As trees are felled to make way for transport infrastructure, she says many citizens have voiced sorrow at the loss of the native Northbourne eucalypts, lamenting the absence of these tall proud markers lining our shared transport corridors.

Banks, a former scientist  and teacher, and a recent graduate of the same art school, has focussed on the disrupted upended nature strips; the diggings temporarily occupied by workers and the inconvenient diversions as people step past the barriers, witches’ hats and piles of rubble.

‘I drew, photographed and painted the people I met who were maintaining services based on the nature strip, for example the NBN engineers, electrical workers, tree pruners, workers from the water company, infrastructure maintenance workers who work above and below ground using fascinating technologies that they are happy to talk about.’

The men I chose responded extremely positively and were happy to be pictured working,’ says Banks.

‘Understandably, they became more animated and active as a result of having an audience.
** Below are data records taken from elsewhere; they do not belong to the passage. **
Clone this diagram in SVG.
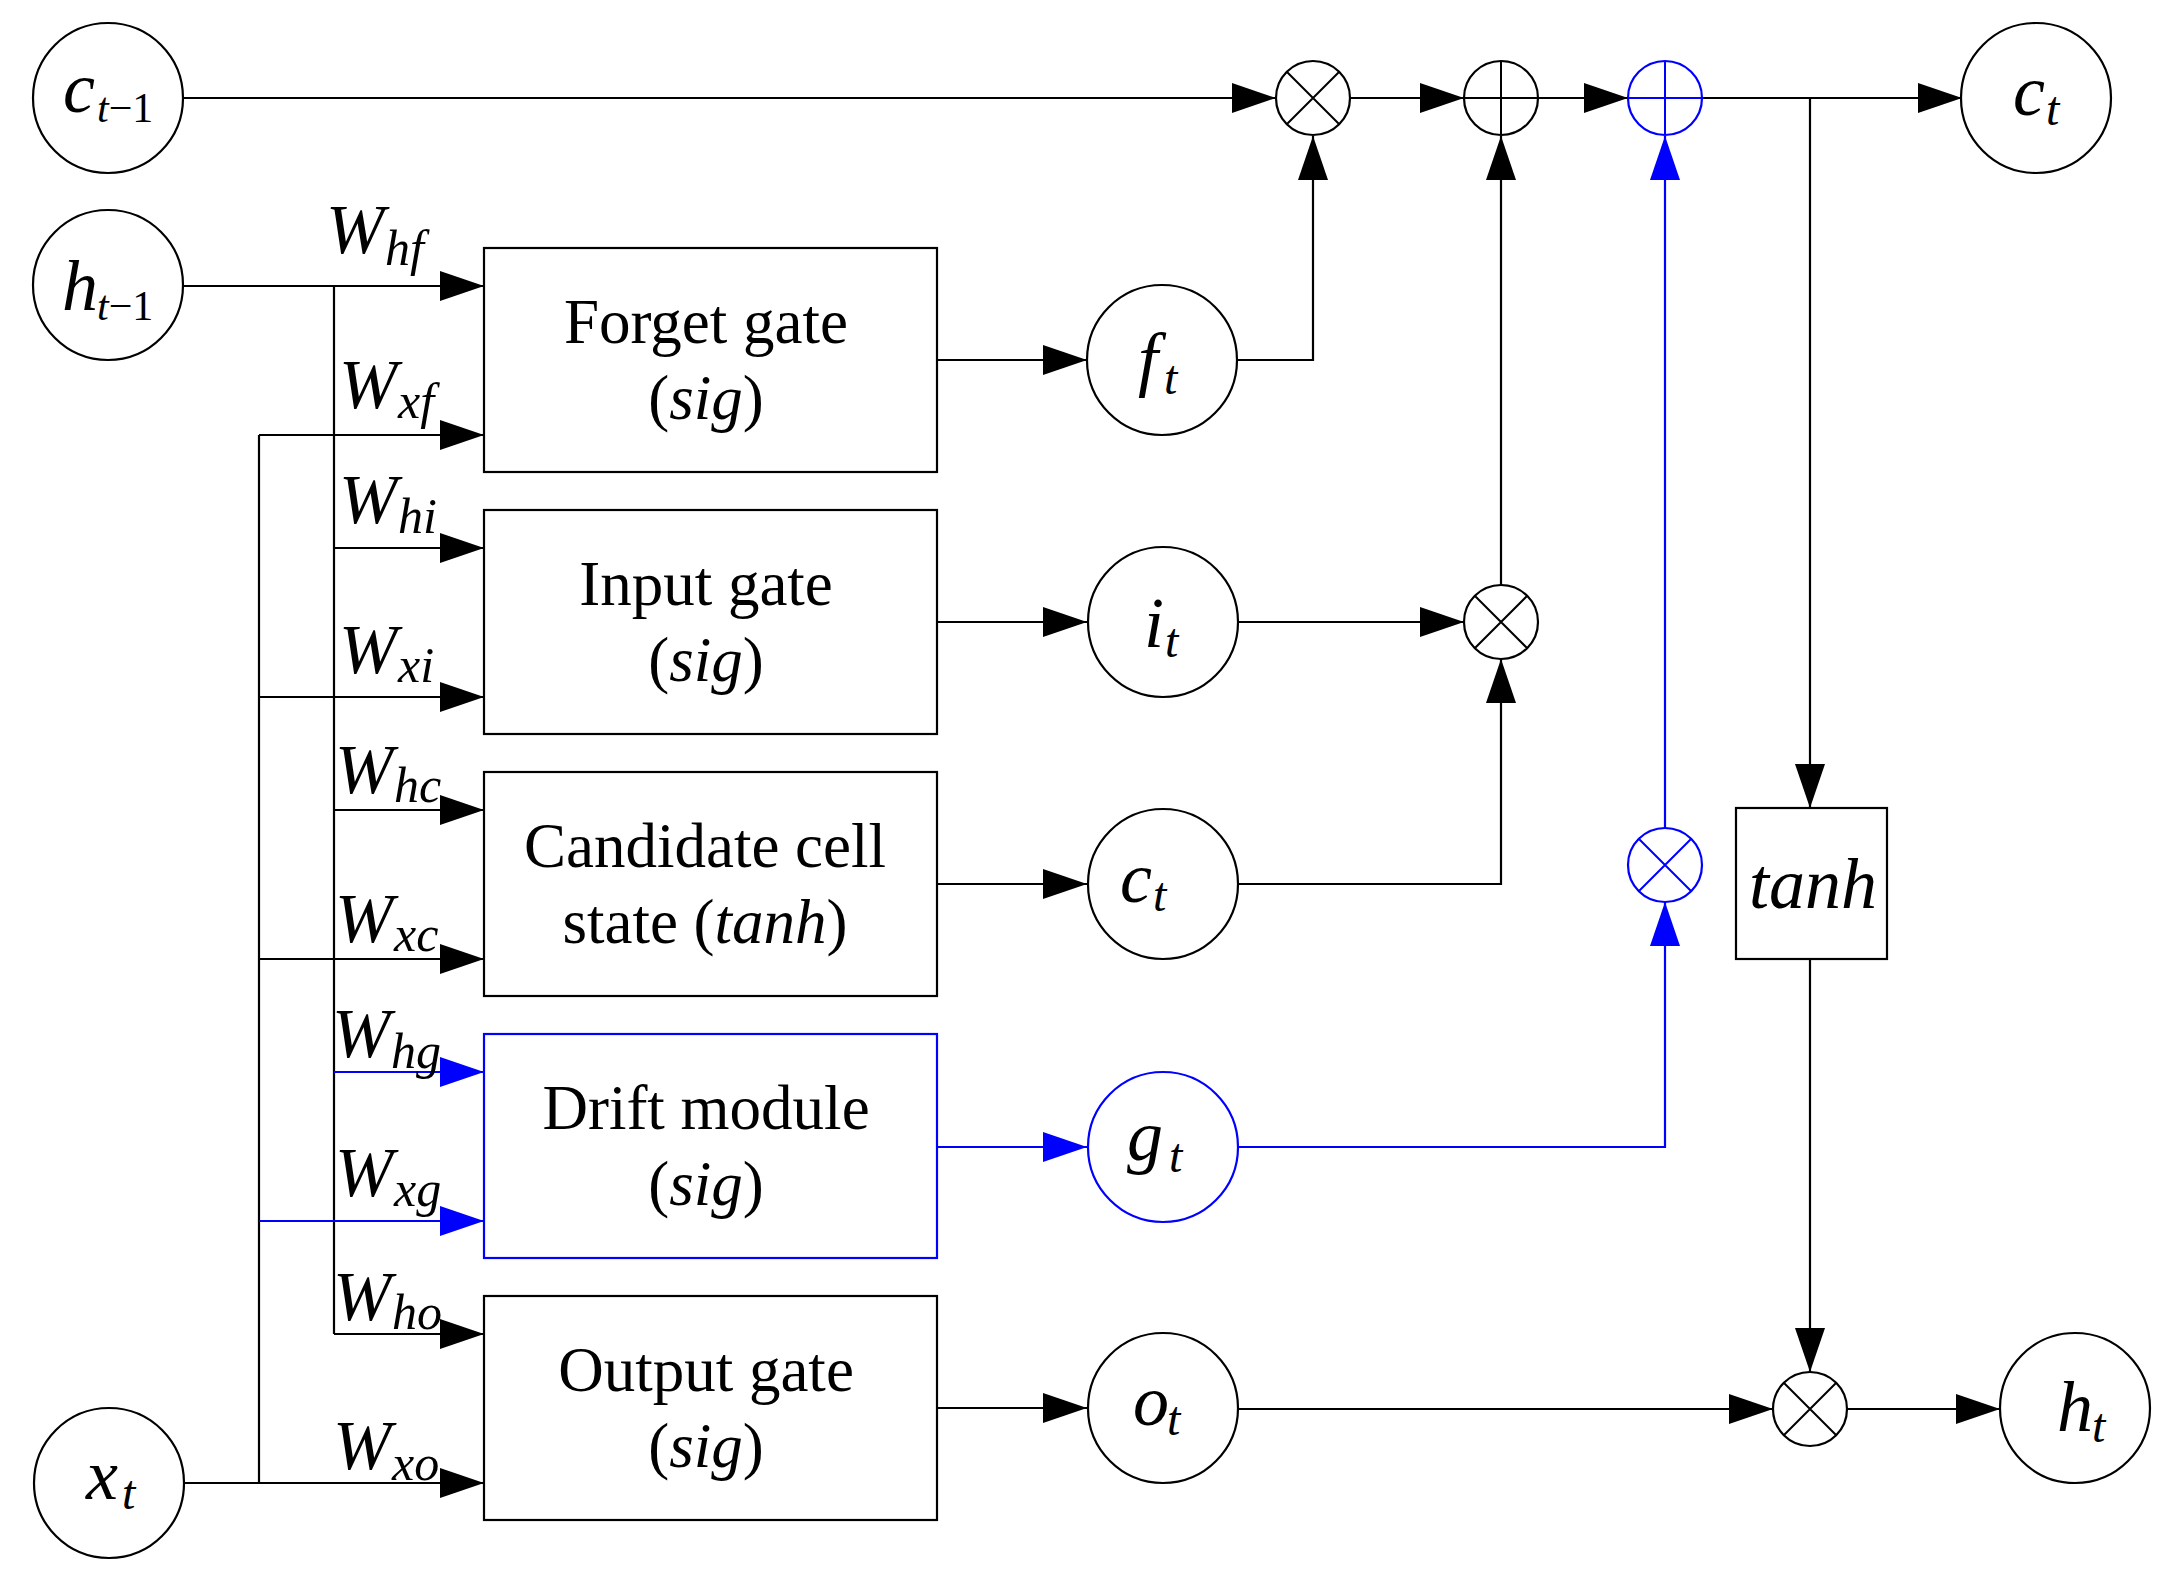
<svg xmlns="http://www.w3.org/2000/svg" width="2171" height="1582" viewBox="0 0 2171 1582">
<defs>
<marker id="ab" markerUnits="userSpaceOnUse" markerWidth="44" markerHeight="30" refX="44" refY="15" orient="auto" viewBox="0 0 44 30"><path d="M0,0 L44,15 L0,30 z" fill="#000"/></marker>
<marker id="au" markerUnits="userSpaceOnUse" markerWidth="44" markerHeight="30" refX="44" refY="15" orient="auto" viewBox="0 0 44 30"><path d="M0,0 L44,15 L0,30 z" fill="#0000ff"/></marker>
</defs>
<style>
.n{fill:#fff;stroke:#000;stroke-width:2.2}
.nb{fill:#fff;stroke:#0000ff;stroke-width:2.2}
.s{fill:none;stroke:#000;stroke-width:2}
.sb{fill:none;stroke:#0000ff;stroke-width:2}
.c{fill:none;stroke:#000;stroke-width:2.2}
.a{marker-end:url(#ab)}
.cb{fill:none;stroke:#0000ff;stroke-width:2.2}
.ab{marker-end:url(#au)}
text{font-family:"Liberation Serif","Times New Roman",serif;fill:#000}
.bt{font-size:63px;text-anchor:middle}
.i{font-style:italic}
.m{font-size:72px;font-style:italic}
.sub{font-size:48px;font-style:italic}
.w{font-size:70px;font-style:italic}
.ws{font-size:50px;font-style:italic}
</style>
<rect width="2171" height="1582" fill="#fff"/>
<g id="connectors">
<line class="c a" x1="184" y1="98" x2="1276" y2="98"/>
<line class="c a" x1="1350" y1="98" x2="1464" y2="98"/>
<line class="c a" x1="1538" y1="98" x2="1628" y2="98"/>
<line class="c a" x1="1702" y1="98" x2="1962" y2="98"/>
<line class="c a" x1="1810" y1="98" x2="1810" y2="808"/>
<line class="c a" x1="1810" y1="959" x2="1810" y2="1372"/>
<line class="c a" x1="1238" y1="1409" x2="1773" y2="1409"/>
<line class="c a" x1="1848" y1="1409" x2="2000" y2="1409"/>
<polyline class="c a" points="1237,360 1313,360 1313,136"/>
<line class="c a" x1="1238" y1="622" x2="1464" y2="622"/>
<polyline class="c a" points="1238,884 1501,884 1501,659"/>
<line class="c a" x1="1501" y1="585" x2="1501" y2="136"/>
<line class="c a" x1="937" y1="360" x2="1087" y2="360"/>
<line class="c a" x1="937" y1="622" x2="1087" y2="622"/>
<line class="c a" x1="937" y1="884" x2="1087" y2="884"/>
<line class="c a" x1="937" y1="1408" x2="1087" y2="1408"/>
<line class="cb ab" x1="937" y1="1147" x2="1087" y2="1147"/>
<polyline class="cb ab" points="1238,1147 1665,1147 1665,902"/>
<line class="cb ab" x1="1665" y1="828" x2="1665" y2="136"/>
<line class="c a" x1="184" y1="286" x2="484" y2="286"/>
<line class="c" x1="334" y1="286" x2="334" y2="1334"/>
<line class="c a" x1="334" y1="548" x2="484" y2="548"/>
<line class="c a" x1="334" y1="810" x2="484" y2="810"/>
<line class="cb ab" x1="334" y1="1072" x2="484" y2="1072"/>
<line class="c a" x1="334" y1="1334" x2="484" y2="1334"/>
<line class="c a" x1="184" y1="1483" x2="484" y2="1483"/>
<line class="c" x1="259" y1="435" x2="259" y2="1483"/>
<line class="c a" x1="259" y1="435" x2="484" y2="435"/>
<line class="c a" x1="259" y1="697" x2="484" y2="697"/>
<line class="c a" x1="259" y1="959" x2="484" y2="959"/>
<line class="cb ab" x1="259" y1="1221" x2="484" y2="1221"/>
</g>
<g id="weights">
<text class="w" x="326" y="253">W</text><text class="ws" x="385" y="265">hf</text>
<text class="w" x="339" y="408">W</text><text class="ws" x="398" y="418">xf</text>
<text class="w" x="339" y="523">W</text><text class="ws" x="398" y="533">hi</text>
<text class="w" x="339" y="673">W</text><text class="ws" x="398" y="682">xi</text>
<text class="w" x="335" y="793">W</text><text class="ws" x="394" y="802">hc</text>
<text class="w" x="335" y="942">W</text><text class="ws" x="394" y="951">xc</text>
<text class="w" x="332" y="1057">W</text><text class="ws" x="391" y="1068">hg</text>
<text class="w" x="335" y="1196">W</text><text class="ws" x="394" y="1206">xg</text>
<text class="w" x="333" y="1320">W</text><text class="ws" x="392" y="1329">ho</text>
<text class="w" x="333" y="1469">W</text><text class="ws" x="392" y="1480">xo</text>
</g>
<g id="c_prev"><circle class="n" cx="108" cy="98" r="75"/><text class="m" x="63" y="112">c</text><text x="97" y="122" font-size="42"><tspan font-style="italic">t</tspan>−1</text></g>
<g id="h_prev"><circle class="n" cx="108" cy="285" r="75"/><text class="m" x="62" y="310">h</text><text x="97" y="320" font-size="42"><tspan font-style="italic">t</tspan>−1</text></g>
<g id="x_t"><circle class="n" cx="109" cy="1483" r="75"/><text class="m" x="86" y="1499">x</text><text class="sub" x="122" y="1509">t</text></g>
<g id="forget_gate"><rect class="n" x="484" y="248" width="453" height="224"/><text class="bt" x="706" y="343">Forget gate</text><text class="bt" x="706" y="419">(<tspan class="i">sig</tspan>)</text></g>
<g id="input_gate"><rect class="n" x="484" y="510" width="453" height="224"/><text class="bt" x="706" y="605">Input gate</text><text class="bt" x="706" y="681">(<tspan class="i">sig</tspan>)</text></g>
<g id="candidate"><rect class="n" x="484" y="772" width="453" height="224"/><text class="bt" x="705" y="867">Candidate cell</text><text class="bt" x="705" y="943">state (<tspan class="i">tanh</tspan>)</text></g>
<g id="drift_module"><rect class="nb" x="484" y="1034" width="453" height="224"/><text class="bt" x="706" y="1129">Drift module</text><text class="bt" x="706" y="1205">(<tspan class="i">sig</tspan>)</text></g>
<g id="output_gate"><rect class="n" x="484" y="1296" width="453" height="224"/><text class="bt" x="706" y="1391">Output gate</text><text class="bt" x="706" y="1467">(<tspan class="i">sig</tspan>)</text></g>
<g id="f_t"><circle class="n" cx="1162" cy="360" r="75"/><text class="m" x="1138" y="383">f</text><text class="sub" x="1164" y="394">t</text></g>
<g id="i_t"><circle class="n" cx="1163" cy="622" r="75"/><text class="m" x="1144" y="647">i</text><text class="sub" x="1165" y="657">t</text></g>
<g id="c_tilde"><circle class="n" cx="1163" cy="884" r="75"/><text class="m" x="1120" y="902">c</text><text class="sub" x="1153" y="911">t</text></g>
<g id="g_t"><circle class="nb" cx="1163" cy="1147" r="75"/><text class="m" x="1127" y="1160">g</text><text class="sub" x="1169" y="1172">t</text></g>
<g id="o_t"><circle class="n" cx="1163" cy="1408" r="75"/><text class="m" x="1133" y="1425">o</text><text class="sub" x="1167" y="1435">t</text></g>
<g id="mul_f"><circle class="n" cx="1313" cy="98" r="37"/><path class="s" d="M1287,72 L1339,124 M1339,72 L1287,124"/></g>
<g id="add_i"><circle class="n" cx="1501" cy="98" r="37"/><path class="s" d="M1501,61 V135 M1464,98 H1538"/></g>
<g id="add_g"><circle class="nb" cx="1665" cy="98" r="37"/><path class="sb" d="M1665,61 V135 M1628,98 H1702"/></g>
<g id="mul_i"><circle class="n" cx="1501" cy="622" r="37"/><path class="s" d="M1475,596 L1527,648 M1527,596 L1475,648"/></g>
<g id="mul_g"><circle class="nb" cx="1665" cy="865" r="37"/><path class="sb" d="M1639,839 L1691,891 M1691,839 L1639,891"/></g>
<g id="tanh"><rect class="n" x="1736" y="808" width="151" height="151"/><text class="m" x="1813" y="908" text-anchor="middle">tanh</text></g>
<g id="mul_o"><circle class="n" cx="1810" cy="1409" r="37"/><path class="s" d="M1784,1383 L1836,1435 M1836,1383 L1784,1435"/></g>
<g id="c_t"><circle class="n" cx="2036" cy="98" r="75"/><text class="m" x="2013" y="115">c</text><text class="sub" x="2046" y="125">t</text></g>
<g id="h_t"><circle class="n" cx="2075" cy="1408" r="75"/><text class="m" x="2057" y="1431">h</text><text class="sub" x="2092" y="1442">t</text></g>
</svg>
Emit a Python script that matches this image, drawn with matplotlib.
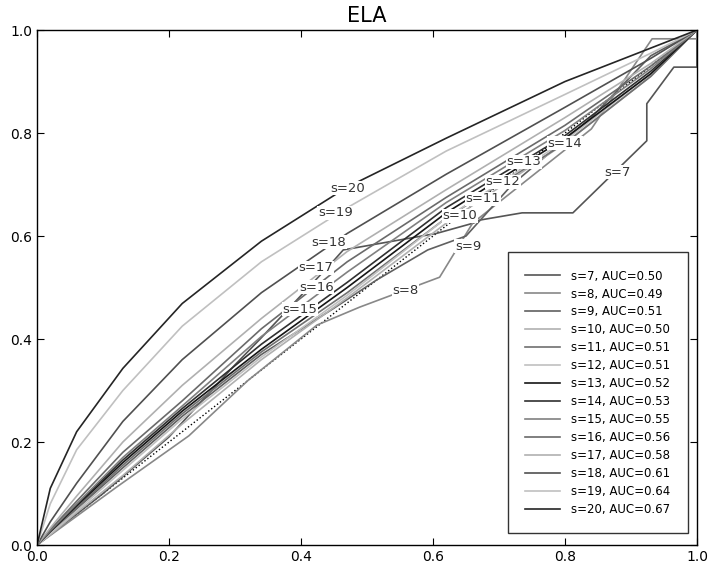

Their hi-vis clothing became an important part of the paintings.’

‘My aim in all the paintings was to convey the energy of the workers – whether it was bending pipes or diving into a manhole – to me it was both interesting and exciting, especially their hidden relationship to the environment they were creating.’

“My approach was light-hearted and although humour wasn’t what I was aiming for, I was happy that some moments were unexpectedly funny,’ said Banks.

ART EXHIBITION: On the Verge Painting the Overlooked

by Susan Banks & Thea Katauskas

Thea Katauskas, Long Branch, Acton, 2019, Oil on canvas, 90.5 x 38cm.
Susan Banks, Samson and Delilah, 2018, acrylic on canvas, 56 x 72cm.